COLORADO SPRINGS – Peter Sprunger Froese’s one-bedroom, 500 square foot house is a tiny home built a century before tiny homes became popular. It’s rent controlled, owned by a charity called Ithaka Land Trust.
“We rent here for cheaply because we were involuntary departures as they called us over there,” he said.
By over there, he means an earlier urban renewal project at Weber and Fountain. Peter and his wife Mary were bought out and their house demolished to make way for a block-full of townhomes built in the early 2000’s.
It’s safe to say, Peter is keenly aware of the high dollar real estate developments under construction in areas immediately surrounding his Mill Street Neighborhood. He worries history could repeat itself.
“They have an effect of yuppifying, of making more elite the neighborhood, and the rent will go up,” he said. “Right now we have 64 percent of our Mill Street Neighborhood that is renters, the rest are owners.”

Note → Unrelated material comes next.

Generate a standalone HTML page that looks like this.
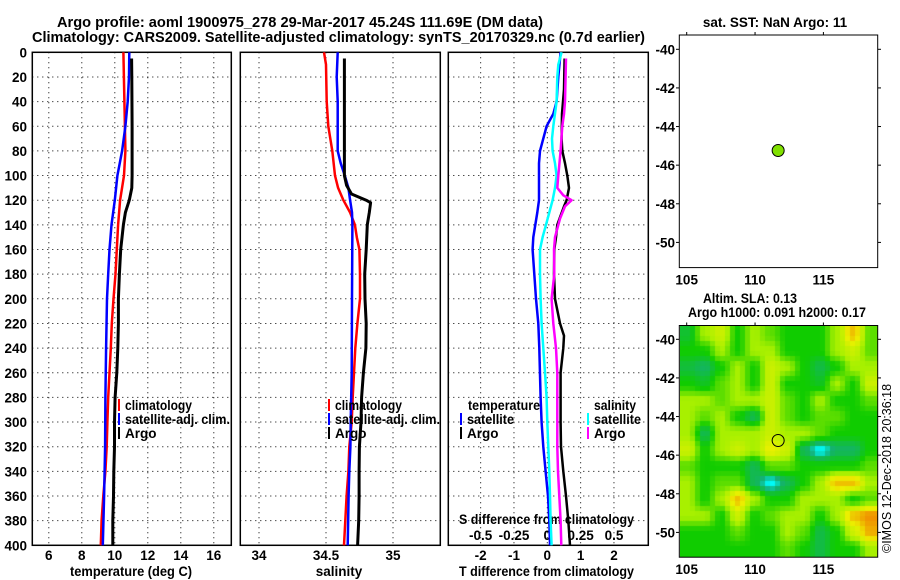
<!DOCTYPE html>
<html><head><meta charset="utf-8">
<style>
html,body{margin:0;padding:0;background:#fff;}
#wrap{position:relative;width:900px;height:580px;overflow:hidden;}
svg{position:absolute;left:0;top:0;}
text{font-family:"Liberation Sans",Arial,sans-serif;font-weight:bold;font-size:13.5px;fill:#000;}
#heat{position:absolute;left:680px;top:326px;width:198px;height:231px;}
</style></head>
<body>
<div id="wrap">
<canvas id="heat" width="198" height="231"></canvas>
<svg id="svg" width="900" height="580" xmlns="http://www.w3.org/2000/svg">
<text x="57" y="27" textLength="486" lengthAdjust="spacingAndGlyphs" style="font-size:14.5px">Argo profile: aoml 1900975_278 29-Mar-2017 45.24S 111.69E (DM data)</text>
<text x="32" y="42" textLength="613" lengthAdjust="spacingAndGlyphs" style="font-size:14.5px">Climatology: CARS2009. Satellite-adjusted climatology: synTS_20170329.nc (0.7d earlier)</text>
<text x="775" y="27" text-anchor="middle">sat. SST: NaN Argo: 11</text>
<text x="703" y="303" textLength="94" lengthAdjust="spacingAndGlyphs">Altim. SLA: 0.13</text>
<text x="688" y="317" textLength="178" lengthAdjust="spacingAndGlyphs">Argo h1000: 0.091 h2000: 0.17</text>
<text x="0" y="0" transform="translate(891,553) rotate(-90)" style="font-weight:normal;font-size:12.5px">©IMOS 12-Dec-2018 20:36:18</text>
<text x="70" y="576" textLength="122" lengthAdjust="spacingAndGlyphs">temperature (deg C)</text>
<text x="339" y="576" text-anchor="middle">salinity</text>
<text x="459" y="576" textLength="175" lengthAdjust="spacingAndGlyphs">T difference from climatology</text>
<text x="459" y="524" textLength="175" lengthAdjust="spacingAndGlyphs">S difference from climatology</text>
</svg>
</div>
<script>
// ---- data ----
const depthTicks=[0,20,40,60,80,100,120,140,160,180,200,220,240,260,280,300,320,340,360,380,400];
const tempTicks=[6,8,10,12,14,16];
const salTicks=[34,34.5,35];
const tdiffTicks=[-2,-1,0,1,2];
const sdiffTicks=[-0.5,-0.25,0,0.25,0.5];
const latTicks=[-40,-42,-44,-46,-48,-50];
const lonTicks=[105,110,115];

const climTdepth=[0,40,80,100,120,140,160,180,200,220,240,260,280,300,320,340,360,380,400];
const climT=[10.52,10.58,10.64,10.56,10.32,10.2,10.12,10.04,9.92,9.82,9.76,9.68,9.6,9.55,9.51,9.43,9.3,9.2,9.15];
const satTdepth=[0,20,40,60,80,100,120,140,160,180,200,240,280,320,360,400];
const satT=[10.88,10.86,10.78,10.64,10.44,10.16,10.0,9.8,9.68,9.6,9.53,9.47,9.43,9.41,9.35,9.27];
const argoTdepth=[5,20,60,100,110,120,130,140,160,180,200,220,240,260,280,300,320,340,360,380,400];
const argoT=[11.02,11.03,11.05,11.05,11.03,10.88,10.64,10.52,10.36,10.28,10.22,10.22,10.18,10.12,10.02,9.98,9.98,9.94,9.92,9.88,9.88];

const climSdepth=[0,10,40,60,80,100,110,120,130,140,150,160,180,200,220,240,260,280,300,320,340,360,380,400];
const climS=[34.485,34.5,34.505,34.517,34.547,34.567,34.59,34.63,34.68,34.716,34.73,34.749,34.754,34.754,34.734,34.719,34.709,34.699,34.692,34.674,34.667,34.654,34.644,34.634];
const satSdepth=[0,20,40,60,80,90,100,110,120,130,140,200,260,300,320,340,360,400];
const satS=[34.587,34.58,34.587,34.587,34.587,34.61,34.64,34.667,34.68,34.694,34.697,34.694,34.692,34.684,34.682,34.674,34.669,34.662];
const argoSdepth=[5,60,100,108,115,120,122,130,140,160,180,200,220,240,260,280,300,320,340,360,380,400];
const argoS=[34.637,34.637,34.637,34.654,34.69,34.80,34.833,34.823,34.808,34.8,34.789,34.791,34.8,34.798,34.779,34.766,34.761,34.749,34.747,34.747,34.744,34.736];

const satTdDepth=[0,20,40,50,60,70,80,90,120,130,150,160,180,200,220,240,280,300,320,340,360,380,400];
const satTd=[0.4,0.33,0.28,0.18,-0.02,-0.12,-0.22,-0.25,-0.25,-0.3,-0.42,-0.44,-0.39,-0.34,-0.27,-0.24,-0.2,-0.17,-0.12,-0.05,0.02,0.06,0.08];
const argoTdDepth=[5,30,50,70,80,90,100,110,120,125,140,150,160,180,200,220,230,240,260,280,300,320,340,360,380,400];
const argoTd=[0.52,0.5,0.44,0.43,0.45,0.53,0.6,0.65,0.58,0.5,0.3,0.26,0.21,0.2,0.23,0.38,0.5,0.48,0.4,0.4,0.4,0.41,0.48,0.56,0.63,0.68];
const satSdDepth=[0,10,20,40,60,70,80,90,100,110,120,130,140,150,160,180,200,220,240,260,280,300,320,340,360,380,400];
const satSd=[0.43,0.33,0.3,0.28,0.18,0.14,0.16,0.23,0.28,0.23,0.16,0.06,-0.04,-0.14,-0.22,-0.22,-0.2,-0.17,-0.12,-0.07,-0.02,0.0,0.03,0.06,0.08,0.1,0.13];
const argoSdDepth=[5,40,50,60,80,100,110,116,120,125,135,150,160,180,200,220,240,260,280,320,340,360,380,400];
const argoSd=[0.56,0.53,0.5,0.45,0.4,0.33,0.3,0.48,0.73,0.53,0.38,0.23,0.2,0.21,0.13,0.18,0.26,0.3,0.3,0.3,0.32,0.36,0.4,0.42];

const floatLon=111.69, floatLat=-45.24;
const slaGrid=[
[0.6,2,2.5,1,2,1.5,1,1,1,2,3.5,1.5],
[1,1,2,1,2,2,1,1,1,2,2.5,1.5],
[0.5,0.2,1,2,1,2.5,2,1,0.4,1,2,2],
[1,0.7,1.5,2,1,2.5,1,1,0.7,2,1,2.5],
[2,2,1.5,2,2,2.5,1.5,1,2,1,1,1.5],
[2,1.5,2,1,0.3,2.5,1.5,1,1.5,1.5,1,1],
[2,0.3,2,2,2,2.5,2,2,1.5,1,1,1],
[2.5,1,2,2.5,2,3,2.5,0.3,-0.6,0.2,0.2,1],
[1.5,1,1,1,0.3,1.5,1.5,1,1,1,1,1.5],
[2,1,1.5,1.5,0.3,-0.6,0.3,1,2,3.5,3.5,2],
[2,1,2,3.5,2,1,1,2,2,2,1,1.5],
[2,2,1,2.5,1,1.5,2,2,1,2,3.5,4],
[1,1,1,1.5,1,1,2,1.5,0.4,1,2.5,3.7],
[1,1,1,1,1,1,1.5,1,0.4,1,1,2]];

// ---- scales ----
const Y0=52.3, YK=1.2325;
const yD=d=>Y0+d*YK;
const xT=t=>32.3+(t-5)*16.5;
const xS=s=>259+(s-34)*134;
const xTd=t=>547.3+t*33.33;
const xSd=s=>xTd(s*4);
const xLon=l=>686.7+(l-105)*13.67;
const yLat1=l=>49.3+(-40-l)*19.31;
const yLat2=l=>339.3+(-40-l)*19.31;

const svg=document.getElementById('svg');
const NS='http://www.w3.org/2000/svg';
function mk(tag,attrs,parent){const e=document.createElementNS(NS,tag);for(const k in attrs)e.setAttribute(k,attrs[k]);(parent||svg).appendChild(e);return e;}
function txt(x,y,s,anchor,parent){const e=mk('text',{x:x,y:y,'text-anchor':anchor||'middle'},parent);e.textContent=s;return e;}

const panels=[{l:32.3,r:231.3,ticks:tempTicks,xf:xT,name:'temperature'},{l:240.3,r:440.3,ticks:salTicks,xf:xS,name:'salinity'},{l:448.3,r:648.3,ticks:tdiffTicks,xf:xTd,name:'tdiff'}];
panels.forEach((p,pi)=>{
  const g=mk('g',{});
  
  
  depthTicks.forEach(d=>{
    if(d>0&&d<400){const ln=mk('line',{x1:p.l,x2:p.r,y1:yD(d),y2:yD(d),stroke:'#000','stroke-width':1,'stroke-dasharray':'1,4'},g);
    }
    if(pi===0){const t=txt(27,yD(d)+5,String(d),'end',g);
    }
  });
  p.ticks.forEach(v=>{
    const ln=mk('line',{x1:p.xf(v),x2:p.xf(v),y1:Y0,y2:yD(400),stroke:'#000','stroke-width':1,'stroke-dasharray':'1,4'},g);
    
    const t=txt(p.xf(v),560,String(v),'middle',g);
    
  });
  const b=mk('rect',{x:p.l,y:Y0,width:p.r-p.l,height:yD(400)-Y0,fill:'none',stroke:'#000','stroke-width':1.5},g);
  
});
sdiffTicks.forEach(v=>{const t=txt(xSd(v),540,String(v),'middle');
});

function line(depths,vals,xf,color,w,name){
  const pts=depths.map((d,i)=>xf(vals[i]).toFixed(1)+','+yD(d).toFixed(1)).join(' ');
  const e=mk('polyline',{points:pts,fill:'none',stroke:color,'stroke-width':w,'stroke-linejoin':'round'});
  
  
}
line(climTdepth,climT,xT,'#ff0000',2.5,'clim-temp-line');
line(satTdepth,satT,xT,'#0000ff',2.5,'sat-temp-line');
line(argoTdepth,argoT,xT,'#000',3,'argo-temp-line');
line(climSdepth,climS,xS,'#ff0000',2.5,'clim-sal-line');
line(satSdepth,satS,xS,'#0000ff',2.5,'sat-sal-line');
line(argoSdepth,argoS,xS,'#000',3,'argo-sal-line');
line(satTdDepth,satTd,xTd,'#0000ff',2.5,'sat-tdiff-line');
line(argoTdDepth,argoTd,xTd,'#000',2.5,'argo-tdiff-line');
line(satSdDepth,satSd,xTd,'#00ffff',2.5,'sat-sdiff-line');
line(argoSdDepth,argoSd,xTd,'#ff00ff',2.5,'argo-sdiff-line');

function legend(x,y,color,label,len){
  const g=mk('g',{});
  
  
  if(color)mk('line',{x1:x,x2:x,y1:y-7,y2:y+5,stroke:color,'stroke-width':2},g);
  const t=txt(x+6,y+4,label,'start',g);
  if(len){t.setAttribute('textLength',len);t.setAttribute('lengthAdjust','spacingAndGlyphs');}
}
legend(119,406,'#ff0000','climatology',67);legend(119,420,'#0000ff','satellite-adj. clim.',105);legend(119,434,'#000','Argo');
legend(329,406,'#ff0000','climatology',67);legend(329,420,'#0000ff','satellite-adj. clim.',105);legend(329,434,'#000','Argo');
legend(462,406,null,'temperature',72);legend(461,420,'#0000ff','satellite',47);legend(461,434,'#000','Argo');
legend(588,406,null,'salinity',42);legend(588,420,'#00ffff','satellite',47);legend(588,434,'#ff00ff','Argo');

// ---- maps ----
function mapFrame(top,bot,yl,name){
  const g=mk('g',{});
  
  
  mk('rect',{x:679.3,y:top,width:198.4,height:bot-top,fill:'none',stroke:'#000','stroke-width':1},g);
  latTicks.forEach(v=>{const y=yl(v);
    mk('line',{x1:877.7,x2:881,y1:y,y2:y,stroke:'#000'},g);
    mk('line',{x1:676,x2:679.3,y1:y,y2:y,stroke:'#000'},g);
    txt(675,y+5,String(v),'end',g);});
  lonTicks.forEach(v=>{const x=xLon(v);
    mk('line',{x1:x,x2:x,y1:top-3,y2:top,stroke:'#000'},g);
    txt(x,bot+17,String(v),'middle',g);});
}
mapFrame(35,267.6,yLat1,'sst-map');
mapFrame(325.5,557.2,yLat2,'sla-map');
const dot=mk('circle',{cx:xLon(floatLon),cy:yLat1(floatLat),r:6,fill:'#80e000',stroke:'#000','stroke-width':1});


const ring=mk('circle',{cx:xLon(floatLon),cy:yLat2(floatLat),r:6,fill:'none',stroke:'#000','stroke-width':1});



// heatmap
const stops=[[-0.6,[0,255,255]],[0,[20,176,120]],[1,[16,204,0]],[2,[168,240,0]],[3,[236,240,0]],[4,[240,144,0]]];
function col(v){for(let i=1;i<stops.length;i++){if(v<=stops[i][0]){const a=stops[i-1],b=stops[i];const f=Math.max(0,(v-a[0])/(b[0]-a[0]));return a[1].map((c,k)=>Math.round(c+(b[1][k]-c)*f));}}return stops[stops.length-1][1];}
const cv=document.getElementById('heat');const ctx=cv.getContext('2d');
const R=slaGrid.length,C=slaGrid[0].length;const img=ctx.createImageData(198,231);
const B=5;
for(let py=0;py<231;py++)for(let px=0;px<198;px++){
  const qx=Math.floor(px/B)*B+B/2,qy=Math.floor(py/B)*B+B/2;
  const gx=Math.min(C-1,Math.max(0,qx/198*C-0.5)),gy=Math.min(R-1,Math.max(0,qy/231*R-0.5));
  const x0=Math.floor(gx),y0=Math.floor(gy),x1=Math.min(C-1,x0+1),y1=Math.min(R-1,y0+1);
  let fx=gx-x0,fy=gy-y0;fx=fx*fx*(3-2*fx);fy=fy*fy*(3-2*fy);
  const v=slaGrid[y0][x0]*(1-fx)*(1-fy)+slaGrid[y0][x1]*fx*(1-fy)+slaGrid[y1][x0]*(1-fx)*fy+slaGrid[y1][x1]*fx*fy;
  const c=col(v);const i=(py*198+px)*4;img.data[i]=c[0];img.data[i+1]=c[1];img.data[i+2]=c[2];img.data[i+3]=255;}
ctx.putImageData(img,0,0);
</script>
</body></html>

The City is concerned too. It’s why the Community Development Division has created the Mill Street Neighborhood Plan.
“There are a lot of factors that are affecting and squeezing this neighborhood in different ways,” said Catherine Duarte, a senior analyst with the division “This plan, the Mill Street Neighborhood Plan, is a way to build in some tools for resilience.”
If approved, the 69-page document would guide future land decisions by prioritizing historical preservation and housing affordability. Federal Community Development Block Grant money will be a made available to homeowners to encourage them to rehab their historic homes and build even more low-income housing through an accessory dwelling pilot program.
“This is a city that, it’s really difficult to create infill construction, it’s really expensive.”
The money would also be used to pay for a safety audit by the Colorado Springs Police Department and for various improvements to parks and trails.